«La télé connectée est un vrai bouleversement culturel»

par Raphaël GARRIGOS et Isabelle ROBERTS
publié le 7 avril 2011 à 9h12

Monsieur Numérique, c'est lui : Bruno Patino, 46 ans, qui, après le Monde et France Culture, s'est vu confier les rênes d'Internet sur France Télévisions par le président, Rémy Pflimlin, et ce, en plus de son poste de DG de France 5. Il était hier au MIP TV pour parler télé connectée.

M6 parle de «danger», Canal + ose une comparaison avec la crise de la presse écrite.
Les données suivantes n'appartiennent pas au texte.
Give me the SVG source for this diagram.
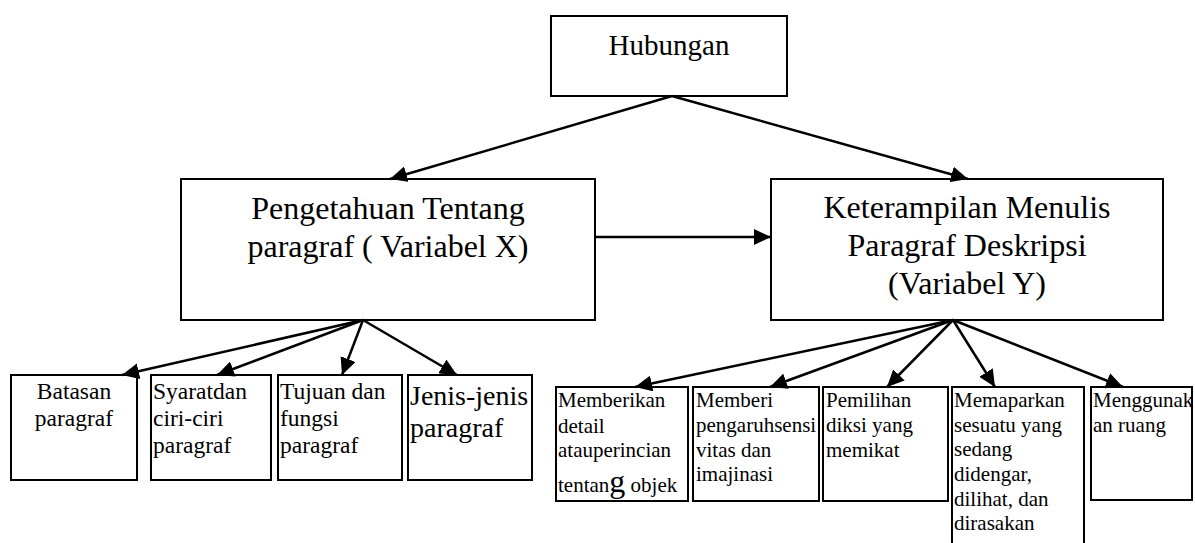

Les chaînes de télé ont-elles raison d’avoir peur de la télé connectée ?

La télé connectée, c’est trois trucs. D’abord, c’est une nouvelle façon de regarder la télé, et ça, c’est le plus important ; ensuite, technologiquement, c’est la généralisation de la norme IP au monde de la télé ; et enfin, c’est l’arrivée d’un nouveau modèle économique. Je ne crois pas que les usages se tuent les uns les autres, mais les modèles économiques, oui ; on risque une vraie crise publicitaire, avec de nouveaux modèles. On peut effectivement comparer ça à la presse. Mais pour la télé, on va vers un vrai bouleversement culturel fascinant.

Lequel ?

Il y a le tsunami sur les modèles économiques, mais l’autre face du tsunami, ce sont les nouveaux usages. Jusqu’à présent, la télé, c’était une façon de réunir les gens dans le salon. La seule expérience qu’elle proposait, c’est une unité de lieu, une unité de temps : on est devant la télé - parfois en direct -, à la même heure, dans le salon ; c’est le média communautaire par excellence. Avec la télé connectée à cet univers ouvert qu’on appelle Internet, il y a partage, mais sans unité de lieu ni de temps. Quand je regarde France-Brésil, je tchate via mon téléphone avec mon cousin à São Paulo. La télé, c’est de la culture populaire, et donc du partage ; avec la télé connectée, on démultiplie le partage. Mais la seule chose dont on soit sûr, c’est que les télés vont être connectables, les gens ne se connecteront que si l’expérience est satisfaisante.

Ça ne répond pas à la question de la peur des chaînes de télé…

Elles ont peur de la perte de contrôle et de l’arrivée d’outils qu’elles ne connaissent pas bien. L’audiovisuel est un monde fermé, on l’a vu lors de l’arrivée de la TNT : dix-huit chaînes, c’était déjà trop. Avec la télé connectée, on arrive dans un système ouvert. Mais on peut avoir un système ouvert et régulé. La peur des télés, c’est de se dire «on est devenu super petits avec l’arrivée des opérateurs télécoms ; avec Google, on est microscopiques».

Ouvert et régulé, comment y arrive-t-on ?

En le disant, déjà ! Mais là, je parle en mon nom, pas en celui de France Télévisions. En promouvant des standards ou des normes qui soient les mêmes pour tous. Mais je ne suis pas pour un système totalement ouvert, il ne faut pas que tous s’approprient le travail du diffuseur et du producteur : ce serait alors comme au poker, c’est le plus riche qui gagne. Après, faut-il laisser une marge de manœuvre au téléspectateur pour qu’il mette des choses sur son écran ? Je ne vois pas au nom de quoi on pourrait le priver de mettre une application Facebook sur sa télé pour tchater pendant le match. Nous, à France Télévisions, on a mis le journal de France 2 sur Facebook, pourquoi empêcherait-on le téléspectateur de faire l’inverse ?

La télé connectée, c’est un enjeu pour France Télévisions ?

Un enjeu majeur, c’est une des priorités du numérique à France Télévisions. Ça et rattraper notre retard dans l’info, le sport, socialiser nos chaînes et tous nos programmes et préparer lourdement le transmédia. Je suis persuadé que notre mission de service public, c’est ça : promouvoir l’innovation.